Zu behaupten, es gehe in Mutterschutz vorrangig um Mütter oder das Mutter-Sein, wäre aber irreführend. Es wird einige Male das Wort „Mutter“ gesagt, das wäre es dann mit dem thematischen Überbau. Wesentlicher häufiger thematisiert werden an sich Frauen. Die bekommen aber, von Andrea Berg über Sandy Meyer-Wölden, Gina Wild, Pamela Anderson bis hin zu Angela Merkel nur Häme oder Beleidigungen ab, darum lässt sich das vermutlich nicht so gut vermarkten wie der Rekurs auf Mütter.
Ein paar Kostproben: Dass er eine Freundin sucht, bringt Schröder auf die Formel: „Wo schieß ich mir so ’nen Bello?“ (Ernsthaft, wer, selbst im Ruhrgebiet, redet so???) Eine minutenlange Anekdote widmet sich ganz der TV-Moderatorin Gülcan Kamps, die Schröder bei einer Veranstaltung von der Bühne herab beleidigt, weil er sich denkt: „Komm, hau drauf. Alle haben Spaß und sie versteht’s nicht.“ Die Moderatorin Nadja Abd el Farrag bezeichnet Schröder rassistisch als „wat Braunes“. Und werden Mütter ja vorgeblich in Ehren gehalten, gilt das für Schwangere nicht. Die findet Schröder offenbar irrational und eklig.
Nun können Comedians schon mal härtere oder problematische Witze machen. Soll ein Programm nicht in Schieflage geraten, müssen sie das aber ausbalancieren. Sie müssen sich die harten Witze verdienen, sie brauchen ein Gegengewicht, damit nicht allein die Verachtung auf der Habenseite steht. Selbstironie könnte so etwas zum Beispiel leisten, aber das Maximum an Selbstironie in Mutterschutz ist, dass sich der Comedian wegen seiner Frisur/Perücke als „Pudel“ bezeichnet. Immer sind die anderen blöd, es gibt keinerlei menschliche Wärme, keine Güte, und dass Schröder trotzdem als authentisch-kumpelnder Jedermann rüberkommt und eifrig beklatscht wird, sagt natürlich auch etwas aus, nämlich unter anderem, dass konzentrierte Frauenverachtung vor nicht allzu langer Zeit nicht mal die Kriterien für einen grenzwertigen Witz erfüllte.

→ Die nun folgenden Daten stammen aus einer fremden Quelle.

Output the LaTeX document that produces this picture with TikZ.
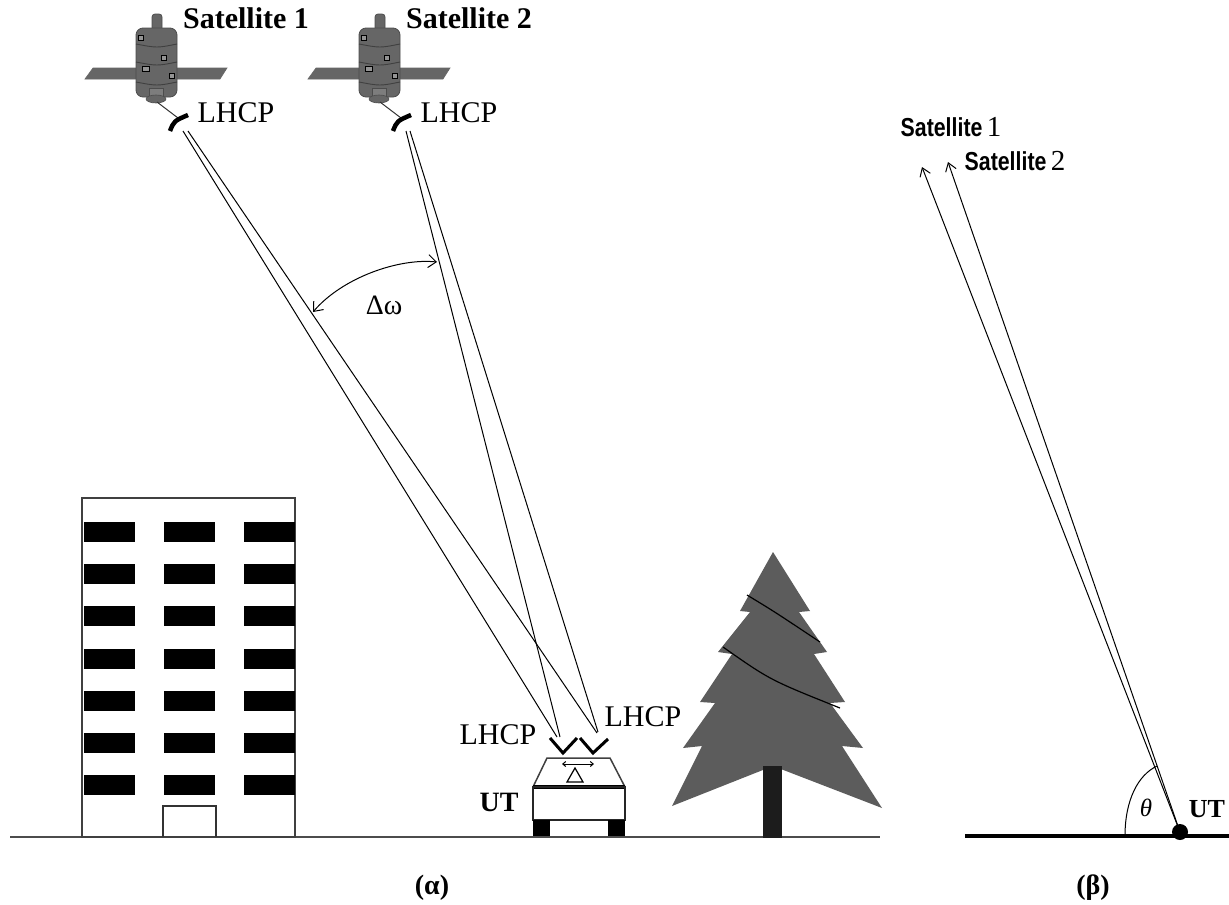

Schröders Comedy ist ein schönes Beispiel für overwritten and underdeveloped. Die übermäßige Beschäftigung von Autoren wird deutlich an Wortgirlanden wie „das ist doch ein Wohlfühltempel, eine Wellnessveranstaltung, das Forum Romanum eines lidoesken Connaisseurs, die Bundeslade des bourgeoisen Etablissements…“ usw. Auf die Toilette zu gehen, bezeichnet er einmal mit Cringe-Regler auf 100 gedreht als „die Speihkobra ausstreichen“. Dabei bleiben leidlich funktionierende Witze auch in blumige Worte gekleidet nur leidlich funktionierende Witze. Bei Schröder ist es überhaupt vom Zufall abhängig, ob sie funktionieren, also ob Zuschauer:innen die Signalwörter und Referenzen, die ergebraucht, erkennen.
Warum braucht es dieses Gottvertrauen auf lustige Referenzen? Meine Vermutung wäre, dass es die Comedy legitimiert, da sie die Äußerungen des Comedians direkt im kollektiven Bewusstsein verortet. Anstatt das Publikum mit neuen Gedanken zu beschäftigen, muss auf Dinge rekurriert werden, die in den Hirnen der Zuschauer schon angelegt sind. Die maximale künstlerische Leistung besteht dann darin, eine Referenz oder ein Zitat wie eine abgedroschene Aussage des Ex-Fußballers Paul Breitner („Wir hatten alle die Hosen voll, aber bei mir liefs ganz flüssig“) mit einem gebrüllten „So isses!“ abzubinden.